Researchers have uncovered the remains of at least three individuals in Mata Menge, central Flores, which are said to be the early ancestors of the Homo floresiensis - the half-sized member of the human genus otherwise known as hobbits.

The three-foot-tall Homo florensiensis was first discovered in 2003 in Lian Bua cave in the island of Flores. The small beings were initially thought to be around 60,000 to 100,000 years old.

According to a report in Live Science, the fossils, which were said to belong to one adult and two children, consist of a lower jawbone fragment and six teeth, including two tiny "milk teeth" from separate infants.

There are also ancient stone tools uncovered from the site, which suggests that these beings lived on Flores close to a million years ago.

The newfound remains were said to be older and smaller than the hobbits, which suggests that these ancestors may have shrunk "rapidly" upon reaching the island and have become hobbit-sized, scientists said.

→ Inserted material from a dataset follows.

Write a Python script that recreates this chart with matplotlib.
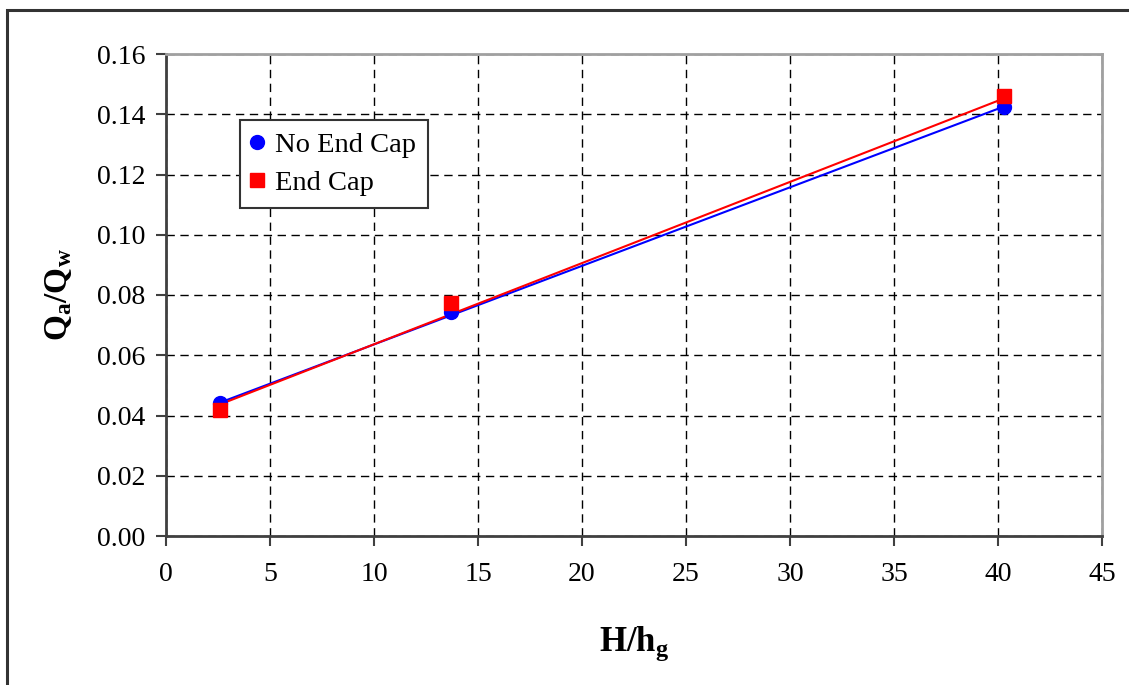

"We were expecting to find something larger than what we found, something closer to the size of the original founder population, Homo erectus, but it turns out that they were as small if not smaller than Homo floresiensis," Dr. Gert van der Bergh from the University of Wollongong in Australia and leader of the research team, said in a statement in BBC.

"The rapid evolution seems quite fast but we have no examples of human or primates (shrinking) on other islands to compare it to," he added.

The scientists proposed that the Homo erectus might have shrunk to cope with the Island's insufficient resources.

These radical changes in size are said to be common when animals are trapped on islands, according to Live Science.

"To date, Flores is the only island in the world where we have fossil evidence for a human lineage evolving in isolation and adapting to an insular environment over a period of almost one million years," van der Bergh said.

"That is the main reason why Homo floresiensis is so different from any other human lineage from Africa, Europe or mainland Asia," he added.